5-10% data loss in keyspace notifications suggests events are being dropped. Root causes: (1) subscription buffering: if counter-increment is slow, notifications queue up and overflow. Once buffer hits limit, Redis drops events. (2) subscription lag: if there are network delays or processing delays, old notifications are lost due to Pub/Sub's fire-and-forget nature. (3) Redis restarts: if Redis crashes, all in-flight notifications are lost. (4) subscriber crashes: if counter-increment service crashes, notifications are lost while down. (5) misconfigured notify-keyspace-events: ensure it's set to at least "K" (keyspace events) or "E" (expiration events), depending on what you need. Fix: (1) measure notification loss: create test key with known modification count. Compare Redis-side modifications vs application-side notifications received. (2) use Redis Streams instead: XADD to persist events. This has durability, unlike Pub/Sub. (3) verify subscription: from notifier, PUBLISH test-event "test" and verify subscriber receives it. (4) increase buffer: CONFIG SET client-output-buffer-limit "pubsub 100mb 50mb 60" to allow larger buffers. (5) disable notifications if not critical: if 5-10% accuracy is acceptable, keep notifications.
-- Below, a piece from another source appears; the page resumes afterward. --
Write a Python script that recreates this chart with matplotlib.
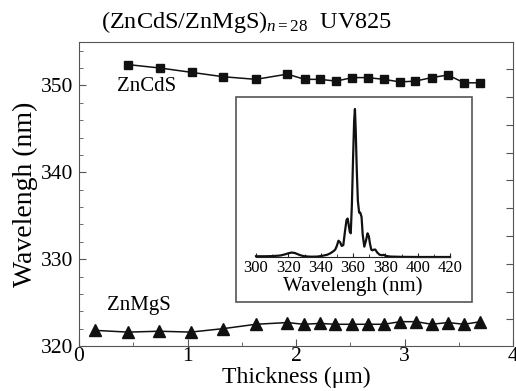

If you need 99.99% accuracy, switch to Streams. Prevention: (1) implement end-to-end test: set key, verify notification received, counter incremented. Run daily. Alert on failure. (2) compare counters: periodically run SCAN analytics:* and count. Compare vs time-series counter. Alert if delta > 1%. (3) use persistent queue: store events in Redis Stream before notifying: XADD analytics-events * before PUBLISH. If Pub/Sub drops, you still have Stream as backup. Implementation: (1) wrap SET: before returning, XADD to stream, then PUBLISH. (2) subscriber reads from both SUBSCRIBE (real-time) and Stream (replay missed). (3) track last-read-id from Stream, resume from there on restart. Test: simulate subscriber crash, verify events are replayed from Stream.

Follow-up: If you use Streams for persistence but also need real-time Pub/Sub, how would you synchronize both?